Aligned student, University of Oxford
Project Title
Digital archaeologies and heritage landscapes: Re-assembling objects, sites, and knowledges
Background & Summary of Project
This project concerns the production of digital heritage and the proliferation of digital heritage objects. It addresses the need it identifies within both geographical scholarship--and the social sciences, more broadly--for new conceptual tools to better understand digital articulations of heritage. The importance of this research, then, is couched in its consideration of the epistemic and ontological consequences of commuting the "archaeological record"--ie, the "material" components of human history-- into digital contexts. Screens in classrooms, museums, and galleries are gradually filling up with digital heritage objects, yet we still lack the means to accurately discuss what they are, and how they're made.
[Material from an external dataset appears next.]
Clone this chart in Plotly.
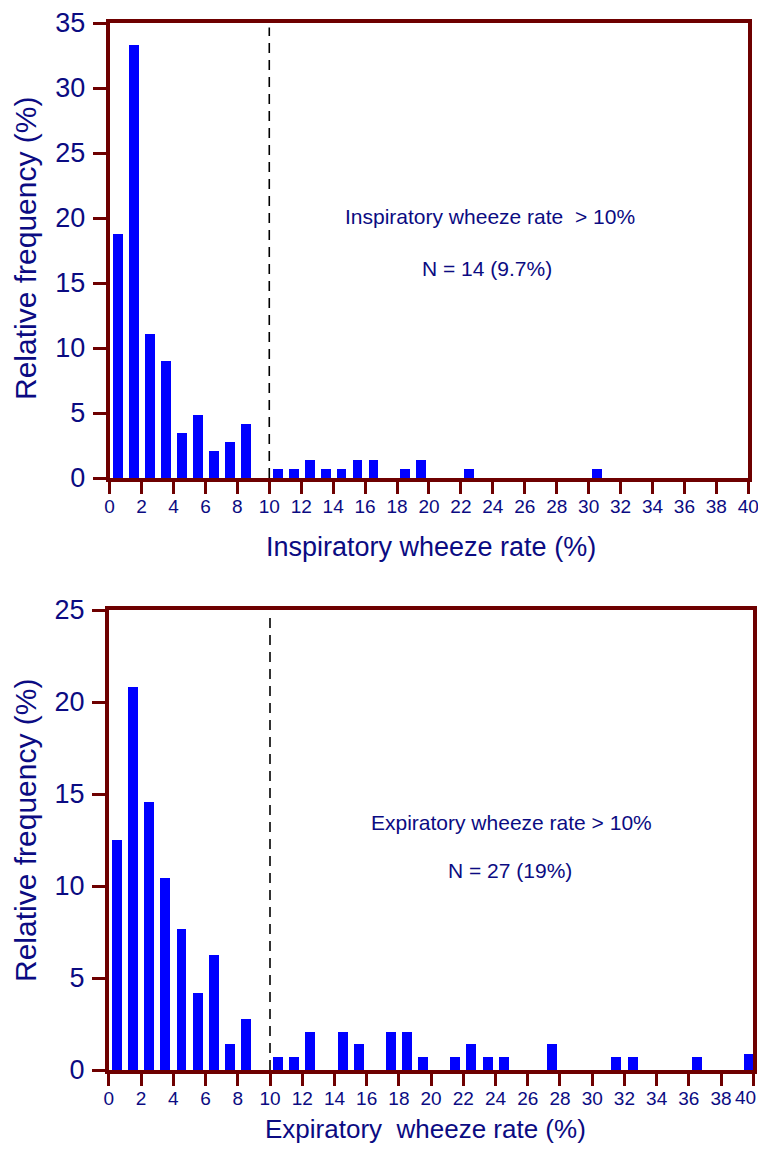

This becomes particularly important in contexts or applications where digital models and replicas are used to replace or preserve destroyed, eroding, and "lost" heritage sites/artefacts. As such, the aim of this research is to enrich existing scholarship on digital culture by specifically attending to digital visual articulations of heritage sites and landscapes. This research takes as its case study the Cherish Project, a collaborative, EU-funded research initiative which uses an array of sophisticated digitisation and visualisation methods to monitor and make assessments on the erosion of coastal heritage sites in both Ireland and Wales.